Exposing AI-generated Videos: A Benchmark Dataset and a Local-and-Global Temporal Defect Based Detection Method
Peisong He, Leyao Zhu, Jiaxing Li, Shiqi Wang, Haoliang Li
TL;DR
This work addresses AI-generated video security by (1) building a diverse diffusion-based video dataset with realistic degradations and (2) proposing a detector that exploits both local motion prediction errors and global appearance variation, fused via channel attention. The approach demonstrates strong cross-generator generalization and robustness to video lossy operations, surpassing baselines and providing a concrete benchmark for future video forensics in the AI-generated content era. The dataset and method offer a practical baseline for evaluating and advancing AI-generated video forensics under varied generation and transmission conditions.
Abstract
The generative model has made significant advancements in the creation of realistic videos, which causes security issues. However, this emerging risk has not been adequately addressed due to the absence of a benchmark dataset for AI-generated videos.

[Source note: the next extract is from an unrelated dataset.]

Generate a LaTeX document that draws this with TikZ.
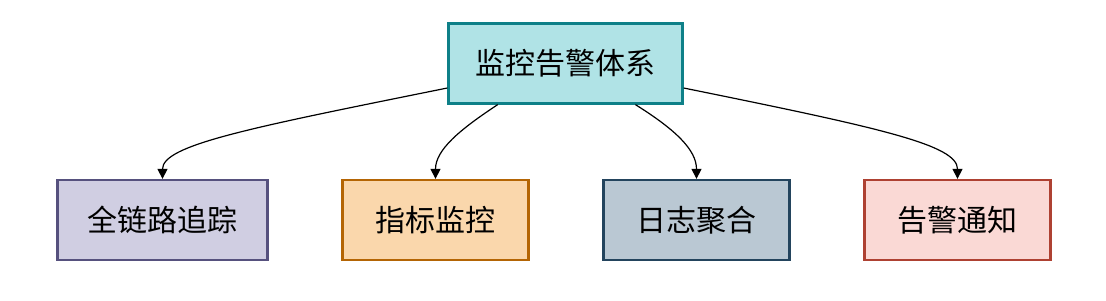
\documentclass[tikz,border=0pt]{standalone}
\usepackage{fontspec}
\setmainfont{Noto Sans CJK SC}
\usetikzlibrary{arrows.meta,calc}
\definecolor{topfill}{HTML}{B0E3E6}\definecolor{topline}{HTML}{0E8088}
\definecolor{pfill}{HTML}{D0CEE2}\definecolor{pline}{HTML}{56517E}
\definecolor{ofill}{HTML}{FAD7AC}\definecolor{oline}{HTML}{B46504}
\definecolor{bfill}{HTML}{BAC8D3}\definecolor{bline}{HTML}{23445D}
\definecolor{rfill}{HTML}{FAD9D5}\definecolor{rline}{HTML}{AE4132}
\tikzset{
  box/.style={draw, line width=2.3pt, minimum height=80pt, inner sep=0pt, font=\fontsize{30}{34}\selectfont},
  conn/.style={line width=1.2pt, -{Triangle[length=10pt,width=10pt]}}
}
\begin{document}
\begin{tikzpicture}[x=1pt,y=-1pt]
\useasboundingbox (0,0) rectangle (1106,300);
\node[box, fill=topfill, draw=topline, minimum width=234pt] (top) at (565.5,63.5) {监控告警体系};
\node[box, fill=pfill, draw=pline, minimum width=210pt] (a) at (162.5,220) {全链路追踪};
\node[box, fill=ofill, draw=oline, minimum width=186pt] (b) at (435.5,220) {指标监控};
\node[box, fill=bfill, draw=bline, minimum width=186pt] (c) at (696.5,220) {日志聚合};
\node[box, fill=rfill, draw=rline, minimum width=186pt] (d) at (957.5,220) {告警通知};
\draw[conn] ([yshift=-24.5pt]top.west) .. controls +(-198,40) and +(0,-34) .. (a.north);
\draw[conn] ($(top.south west)!0.213!(top.south east)$) .. controls +(-38,25) and +(0,-29) .. (b.north);
\draw[conn] ($(top.south west)!0.796!(top.south east)$) .. controls +(40,25) and +(0,-29) .. (c.north);
\draw[conn] ([yshift=-24.5pt]top.east) .. controls +(197,40) and +(0,-34) .. (d.north);
\end{tikzpicture}
\end{document}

In this paper, we first construct a video dataset using advanced diffusion-based video generation algorithms with various semantic contents. Besides, typical video lossy operations over network transmission are adopted to generate degraded samples. Then, by analyzing local and global temporal defects of current AI-generated videos, a novel detection framework by adaptively learning local motion information and global appearance variation is constructed to expose fake videos. Finally, experiments are conducted to evaluate the generalization and robustness of different spatial and temporal domain detection methods, where the results can serve as the baseline and demonstrate the research challenge for future studies.